Digging for history: Newnham's excavations
Last year I reported on a lecture we had in college about Dorothy Garrod (first female professor of archaeology in Cambridge) excavating some Anglo Saxon skeletons in the college gardens in World War II. This year we have decided to re-excavate her excavation (on the site of the old air raid shelters near Peile Hall -- for those who know college), and to bring in school students to help in the dig. This is, actually, a big deal. In my day, if you were 17 there were plenty of excavations you could go on. As archaeology has become more and more professionalised, there is very little space for those not already 'trained' to participate 'in the field' (the field in this case being the college garden).
Anyway, these kids had a baptism of fire into archaeology. That is pouring rain and growing cold. These tough conditions were mitigated by the head gardener, who reacted to the weather by putting up a party marquee over the site. I have to say that if someone who had done that when I excavated in Wroxeter in 1972, I might not have retired from real archaeology, at the the age of 19 (as I said to Carenza Lewis, who was leading the field party on this occasion).
But what was the result in the garden? And what did it tell us about those Anglo Saxon burials?
There were no more skeletons found. But today I visited the site, picked up a few apples from the college trees (just nearby) and I had a good chat with Catherine Hills (on the right, one of our fellows in archaeology, who gave the big lecture on the excavation last year). She and Carenza were keen to stress that they had found nothing Anglo Saxon at all. Was it simply that when Garrod excavated, she had assumed that the burials were Christian because they were oriented East/West?

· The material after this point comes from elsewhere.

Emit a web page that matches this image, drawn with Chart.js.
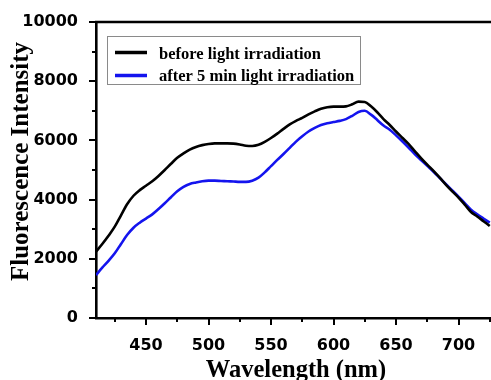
<!DOCTYPE html>
<html>
<head>
<meta charset="utf-8">
<script src="https://cdn.jsdelivr.net/npm/chart.js@4.4.1/dist/chart.umd.min.js"></script>
<style>
  html, body { margin: 0; padding: 0; background: #ffffff; }
  #wrap { width: 491px; height: 380px; position: relative; }
  canvas { display: block; }
</style>
</head>
<body>
<div id="wrap"><canvas id="c" width="491" height="380"></canvas></div>
<script>
// ---- data ----
const wavelengths = [410,415,420,425,430,435,440,445,450,455,460,465,470,475,480,485,490,495,500,505,510,515,520,525,530,535,540,545,550,555,560,565,570,575,580,585,590,595,600,605,610,615,620,625,630,635,640,645,650,655,660,665,670,675,680,685,690,695,700,705,710,715,720,725];
const beforeIrradiation = [2240,2500,2780,3085,3470,3850,4130,4320,4470,4620,4800,5000,5210,5410,5560,5690,5780,5840,5880,5900,5900,5900,5890,5860,5820,5810,5850,5950,6080,6230,6390,6540,6660,6760,6880,6980,7070,7120,7140,7140,7150,7220,7310,7300,7150,6950,6720,6520,6300,6090,5880,5640,5400,5180,4970,4740,4500,4280,4070,3830,3580,3430,3270,3110];
const afterIrradiation = [1450,1700,1930,2185,2500,2810,3050,3220,3360,3500,3680,3875,4080,4280,4430,4530,4580,4620,4640,4640,4630,4620,4610,4600,4600,4640,4740,4920,5130,5340,5540,5750,5960,6140,6300,6420,6520,6580,6620,6660,6720,6830,6960,7000,6870,6690,6500,6360,6170,5970,5760,5540,5340,5140,4940,4730,4520,4310,4100,3880,3660,3500,3360,3220];
const seriesLabels = ["before light irradiation", "after 5 min light irradiation"];
const xMajorTicks = [450,500,550,600,650,700];
const xMinorTicks = [425,475,525,575,625,675,725];
const yMajorTicks = [0,2000,4000,6000,8000,10000];
const yMinorTicks = [1000,3000,5000,7000,9000];
const xTitle = "Wavelength (nm)";
const yTitle = "Fluorescence Intensity";

const toPoints = (xs, ys) => xs.map((x, i) => ({x: x, y: ys[i]}));

const tickFont = {family: "'DejaVu Sans'", size: 16, weight: 'bold'};

const decorPlugin = {
  id: 'decor',
  afterDraw(chart) {
    const ctx = chart.ctx;
    const xs = chart.scales.x, ys = chart.scales.y;
    const area = chart.chartArea;
    ctx.save();
    ctx.strokeStyle = '#000';
    ctx.lineWidth = 2;
    xMajorTicks.forEach(v => {
      const p = Math.round(xs.getPixelForValue(v));
      ctx.beginPath(); ctx.moveTo(p, area.bottom); ctx.lineTo(p, area.bottom + 7); ctx.stroke();
    });
    xMinorTicks.forEach(v => {
      const p = Math.round(xs.getPixelForValue(v));
      ctx.beginPath(); ctx.moveTo(p, area.bottom); ctx.lineTo(p, area.bottom + 4); ctx.stroke();
    });
    yMajorTicks.forEach(v => {
      const p = Math.round(ys.getPixelForValue(v));
      ctx.beginPath(); ctx.moveTo(area.left - 7, p); ctx.lineTo(area.left, p); ctx.stroke();
    });
    yMinorTicks.forEach(v => {
      const p = Math.round(ys.getPixelForValue(v));
      ctx.beginPath(); ctx.moveTo(area.left - 4, p); ctx.lineTo(area.left, p); ctx.stroke();
    });
    // top border
    ctx.lineWidth = 2.6;
    ctx.beginPath(); ctx.moveTo(area.left - 1, area.top); ctx.lineTo(chart.width, area.top); ctx.stroke();

    // titles
    ctx.fillStyle = '#000';
    ctx.textAlign = 'center';
    ctx.textBaseline = 'alphabetic';
    ctx.font = "bold 24.5px 'Liberation Serif'";
    ctx.fillText(xTitle, 296, 377);
    ctx.save();
    ctx.translate(27.5, 161.5);
    ctx.rotate(-Math.PI / 2);
    ctx.font = "bold 25px 'Liberation Serif'";
    ctx.fillText(yTitle, 0, 0);
    ctx.restore();

    // legend
    ctx.lineWidth = 1;
    ctx.strokeStyle = '#8a8a8a';
    ctx.strokeRect(107.5, 36.5, 253, 48);
    const ds = chart.data.datasets;
    const rowsLine = [52.5, 75.5];
    const rowsText = [58.5, 81];
    ctx.font = "bold 16.5px 'Liberation Serif'";
    ctx.textAlign = 'left';
    ds.forEach((d, i) => {
      ctx.strokeStyle = d.borderColor;
      ctx.lineWidth = 3.5;
      ctx.beginPath(); ctx.moveTo(115, rowsLine[i]); ctx.lineTo(147, rowsLine[i]); ctx.stroke();
      ctx.fillStyle = '#000';
      ctx.fillText(d.label, 159, rowsText[i]);
    });
    ctx.restore();
  }
};

new Chart(document.getElementById('c'), {
  type: 'line',
  data: {
    datasets: [
      {label: seriesLabels[0], data: toPoints(wavelengths, beforeIrradiation), borderColor: '#000000', borderWidth: 2.6, pointRadius: 0, cubicInterpolationMode: 'monotone', fill: false},
      {label: seriesLabels[1], data: toPoints(wavelengths, afterIrradiation), borderColor: '#1414ee', borderWidth: 2.6, pointRadius: 0, cubicInterpolationMode: 'monotone', fill: false}
    ]
  },
  options: {
    responsive: false,
    animation: false,
    devicePixelRatio: 1,
    layout: {padding: {left: 0, top: 22, right: 0, bottom: 0}},
    plugins: {legend: {display: false}, tooltip: {enabled: false}, title: {display: false}},
    scales: {
      x: {
        type: 'linear', min: 410, max: 726,
        afterBuildTicks: s => { s.ticks = xMajorTicks.map(v => ({value: v})); },
        afterFit: s => { s.height = 62; },
        grid: {display: false},
        border: {display: true, color: '#000', width: 2.6},
        ticks: {font: tickFont, color: '#000', padding: 10, maxRotation: 0, autoSkip: false, callback: v => String(v)}
      },
      y: {
        type: 'linear', min: 0, max: 10000,
        afterBuildTicks: s => { s.ticks = yMajorTicks.map(v => ({value: v})); },
        afterFit: s => { s.width = 96; },
        grid: {display: false},
        border: {display: true, color: '#000', width: 2.6},
        ticks: {font: tickFont, color: '#000', padding: 10, autoSkip: false, callback: v => String(v)}
      }
    }
  },
  plugins: [decorPlugin]
});
</script>
</body>
</html>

They had, however, unearthed a lot of 16/17th century pottery (suggesting a farm or similar at that period, when we always thought this period was unoccupied). And there was plenty of Roman stuff (as you can see at the top of this post), which suggests more Roman occupation around our way than we might imagine,
It does make you think that what Garrod might have assumed was early Christian (because of the orientation of the stiffs) could equally well have been second century AD or sixteenth century.
You can buy Catherine's book about the intriguinging World War II story by contacting:
development@newn.cam.ac.uk
But the important thing to me (despite how we are trashed by politicians on this one) is that we have given some kids a chance to come and try archaeology, on the ground.